There’s this company out there known as International Business Machines. It’s a pretty big deal.
For years, this company hasn’t grown the top line much at all. There is little to no top line growth at IBM, but earnings per share have gone up year after year after year. Why? IBM has changed its focus to high margin products and reallocated capital to share repurchases.
IBM plows almost all its cash into shareholder cannibalism. It’s slowly taking itself private. From 2009-2012, shares outstanding fell from 1.339 billion shares to 1.16 billion shares. IBM continues to pay a modest dividend and buy itself out with continued share repurchases. Shareholders own more of the company each year than they owned in the past year. The stock, by the way, is up more than 100% in the past five years. IBM made good use of its extra cash.
So what’s up at Apple?
Not a whole lot.

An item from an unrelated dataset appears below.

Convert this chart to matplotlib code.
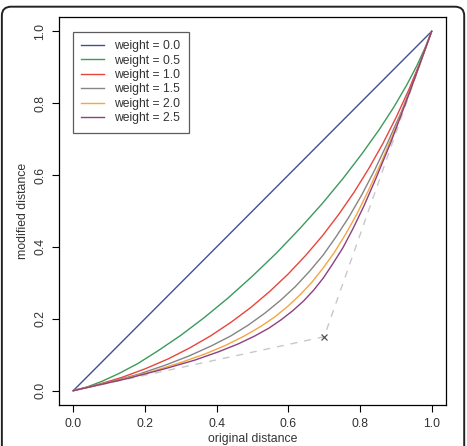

Apple’s share count in the same time went up. Shareholders owned less of the company in 2012 than they owned in 2009. While the company had extreme top line growth, it did nothing with the cash. Apple’s cash totals more than $100 billion, and the company only recently outlined plans to spend a fraction of its cash on dividends and repurchases.
While IBM was buying its rapidly appreciating stock, Apple was using its U.S. based hedge fund to buy anything but itself. So what did it buy? A bunch of investments that haven’t logged nearly the same performance as its own equity:
Apple’s biggest problem is that it might as well be a Japanese stock.